Где-то снаружи осеннее небо ошкеренно ждёт прилёта вражеского штурмовика или рассылаемых ним пронзающих телесную плоть или поражаю́щих наши души ракет…
Ликерно-банданновые подразделения здесь погоды не сделают, да и столичное превечерье – не время налето́в. Так что снаружи беспредельно властвует только один, скорее ещё не простуженный октябрьский ветер… Он шаловливо и тепло, единым озорным росчерком сметает вниз по ступенькам жёлтые осенние листья. Бузотер. Шалун, озорник… Видите ли, у него нынче вечерний стример…
– Так что заказывать будем? – предупредительно спросила Фери…– Будем, хотя и стрёмно при обзоре на абрис вон той зябкой, восковой куксы. Кстати, что с ней?

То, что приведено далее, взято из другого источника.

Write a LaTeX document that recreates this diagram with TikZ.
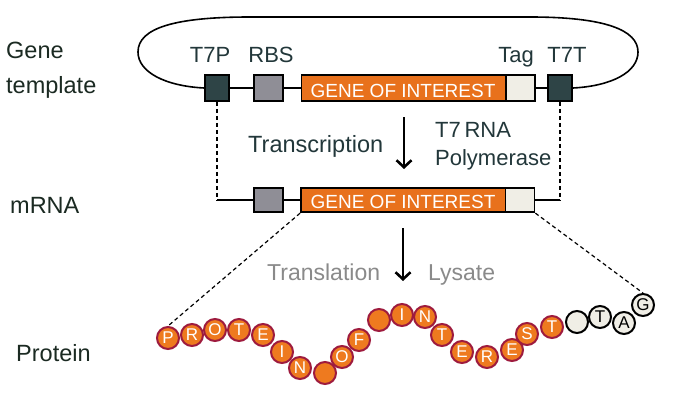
\documentclass[tikz,border=0pt]{standalone}
\usepackage{fontspec}
\setmainfont{Liberation Sans}
\usetikzlibrary{arrows.meta}
\definecolor{geneorange}{HTML}{E8711C}
\definecolor{beadorange}{HTML}{EE7A1F}
\definecolor{beadrim}{HTML}{9E1B3E}
\definecolor{slate}{HTML}{2E4446}
\definecolor{rbsgray}{HTML}{8F8E96}
\definecolor{tagfill}{HTML}{F0EEE6}
\definecolor{labeltxt}{HTML}{22373A}
\definecolor{sidetxt}{HTML}{1B2A22}
\definecolor{softgray}{HTML}{8A8A8A}
\begin{document}
\begin{tikzpicture}[x=1pt,y=-1pt,
  box/.style={rectangle,draw=black,line width=1.8pt,inner sep=0pt,minimum height=26pt},
  mbox/.style={box,minimum height=24.5pt},
  genetext/.style={text=white,font=\fontsize{19}{20}\selectfont},
  toplabel/.style={anchor=base,text=labeltxt,font=\fontsize{22}{24}\selectfont,inner sep=0pt},
  sidelabel/.style={anchor=base west,text=sidetxt,font=\fontsize{23.5}{26}\selectfont,inner sep=0pt},
  proclabel/.style={anchor=base west,inner sep=0pt},
  wire/.style={line width=1.6pt,black},
  dashline/.style={line width=1.2pt,black,dash pattern=on 4pt off 3pt},
  bigarrow/.style={line width=2.6pt,-{Straight Barb[length=7pt,width=15pt,line width=2.6pt]}},
  bead/.style={circle,minimum size=22pt,inner sep=0pt,line width=2pt,draw=beadrim,fill=beadorange,text=white,font=\fontsize{17}{17}\selectfont},
  tagbead/.style={bead,draw=black,fill=tagfill,text=black}
]
\useasboundingbox[fill=white] (0,0) rectangle (700,412);

% ---- gene template row ----
\node[box,fill=slate,minimum width=24pt] (t7p) at (217,88) {};
\node[box,fill=rbsgray,minimum width=29pt] (rbs1) at (268.5,88) {};
\node[box,fill=geneorange,minimum width=204.5pt] (gene1) at (403.75,88) {};
\node[box,fill=tagfill,minimum width=29pt] (tag1) at (520.5,88) {};
\node[box,fill=slate,minimum width=24pt] (t7t) at (560,88) {};
\node[genetext,anchor=base,inner sep=0pt] (g1txt) at (403,97) {GENE OF INTEREST};

\draw[wire] (t7p.east) -- (rbs1.west);
\draw[wire] (rbs1.east) -- (gene1.west);
\draw[wire] (tag1.east) -- (t7t.west);
\draw[wire] (t7p.west) .. controls (165,86) and (138,72) .. (138,52)
  .. controls (138,28) and (175,17) .. (250,17) -- (530,17)
  .. controls (605,17) and (638,30) .. (638,52)
  .. controls (638,72) and (612,86) .. (t7t.east);

\node[toplabel] (lt7p) at (210,63) {T7P};
\node[toplabel] (lrbs) at (271,63) {RBS};
\node[toplabel] (ltag) at (516,63) {Tag};
\node[toplabel] (lt7t) at (567,63) {T7T};

% ---- mRNA row ----
\node[mbox,fill=rbsgray,minimum width=29pt] (rbs2) at (268.5,200) {};
\node[mbox,fill=geneorange,minimum width=204.5pt] (gene2) at (403.25,200) {};
\node[mbox,fill=tagfill,minimum width=29pt] (tag2) at (520,200) {};
\node[genetext,anchor=base,inner sep=0pt] (g2txt) at (403,208) {GENE OF INTEREST};

\coordinate (mL) at (217,200);
\coordinate (mR) at (560,200);
\draw[dashline] (t7p.south) -- (mL);
\draw[dashline] (t7t.south) -- (mR);
\draw[wire] (mL) -- (rbs2.west);
\draw[wire] (rbs2.east) -- (gene2.west);
\draw[wire] (tag2.east) -- (mR);

% ---- arrows and process labels ----
\coordinate (a1s) at (404,117);
\coordinate (a1e) at (404,169);
\draw[bigarrow] (a1s) -- (a1e);
\node[proclabel,text=labeltxt,font=\fontsize{23.5}{26}\selectfont] (trc) at (248,152) {Transcription};
\node[proclabel,text=labeltxt,font=\fontsize{22}{24}\selectfont] (t7rna) at (435,137) {T7\,RNA};
\node[proclabel,text=labeltxt,font=\fontsize{22}{24}\selectfont] (poly) at (435,165) {Polymerase};

\coordinate (a2s) at (403,228);
\coordinate (a2e) at (403,281);
\draw[bigarrow] (a2s) -- (a2e);
\node[proclabel,text=softgray,font=\fontsize{23}{26}\selectfont] (trl) at (267,280) {Translation};
\node[proclabel,text=softgray,font=\fontsize{23}{26}\selectfont] (lys) at (428,280) {Lysate};

% ---- side labels ----
\node[sidelabel] (sg1) at (6,59) {Gene};
\node[sidelabel] (sg2) at (6,93) {template};
\node[sidelabel] (sm) at (10,213) {mRNA};
\node[sidelabel] (sp) at (16,361) {Protein};

% ---- protein beads ----
\coordinate (pP) at (168,326);
\coordinate (pG) at (643,293);
\draw[dashline] (gene2.south west) -- (pP);
\draw[dashline] (tag2.south east) -- (pG);

\node[bead] (b1) at (168,338) {P};
\node[bead] (b2) at (192,335) {R};
\node[bead] (b3) at (215,330) {O};
\node[bead] (b4) at (239,330) {T};
\node[bead] (b5) at (263,335) {E};
\node[bead] (b6) at (282,352) {I};
\node[bead] (b7) at (300,368) {N};
\node[bead] (b8) at (325,373) {};
\node[bead] (b9) at (342,357) {O};
\node[bead] (b10) at (359,340) {F};
\node[bead] (b11) at (379,320) {};
\node[bead] (b12) at (402,315) {I};
\node[bead] (b13) at (425,317) {N};
\node[bead] (b14) at (442,335) {T};
\node[bead] (b15) at (462,352) {E};
\node[bead] (b16) at (487,357) {R};
\node[bead] (b17) at (512,350) {E};
\node[bead] (b18) at (527,334) {S};
\node[bead] (b19) at (552,327) {T};
\node[tagbead] (b20) at (577,322) {};
\node[tagbead] (b21) at (600,317) {T};
\node[tagbead] (b22) at (624,323) {A};
\node[tagbead] (b23) at (643,305) {G};
\end{tikzpicture}
\end{document}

– Не переймайтесь, ну выпила душечка лишнего. Но Богдик уже принес ей пару охладительных леденцов с экстрактом ромашки, фиалки и перечной мяты… Чуть они в ней рассосутся и к ней снова придёт естественное осмысление жизни…

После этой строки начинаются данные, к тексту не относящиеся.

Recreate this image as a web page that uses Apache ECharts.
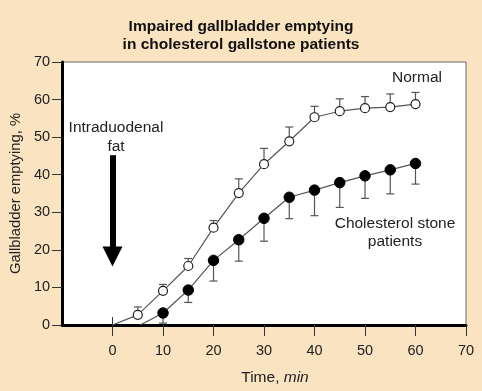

– Это что, она снова станет трезвей?
– Да нет же, говорю вам, осмысленнее… Просто, она сможет самостоятельно перемещается наверх, к себе, в любую люлю бай-бай….
– Тогда понятно. Так вот, мне евробокал Ольмекской долины, но без сока лаймы и паутины местечковых арахнидов. – Я и так еле снял, едва не содрал с себя эти ваши гостевые мушиные крылья… Внешне вроде бы из латекса с вкрапленными осколочками декоративной слюды. А по сути въедливые такие… После их внезапной примерки точно следует выпить…
– Да, что вы так бескуражтесь: ну, одели, ну, сняли… И это даже у вас получилось… Лады, зато у нас, в нашем местном купажном вине ещё со времён ольмеков с паучьими сетями, с их плесенью и чрезмерной кислой лимонностью, отродясь было строго. Правда, у нас разлив привычнее скорее на евростакан или, на худой конец, на евростопарик или стопку…
– Так ваше винцо от ольмеков, говорите просто отменно? Тогда почему бы не выпить. Да вот что ещё, к кофе-лунге поизящней подавайте вафельные угольники, чтобы был полный тип-топ. Плачу.
– Спасибо, теперь спокойно отправляйтесь к жене, раз у нее сегодня день варенья… Будет вам полный фарш.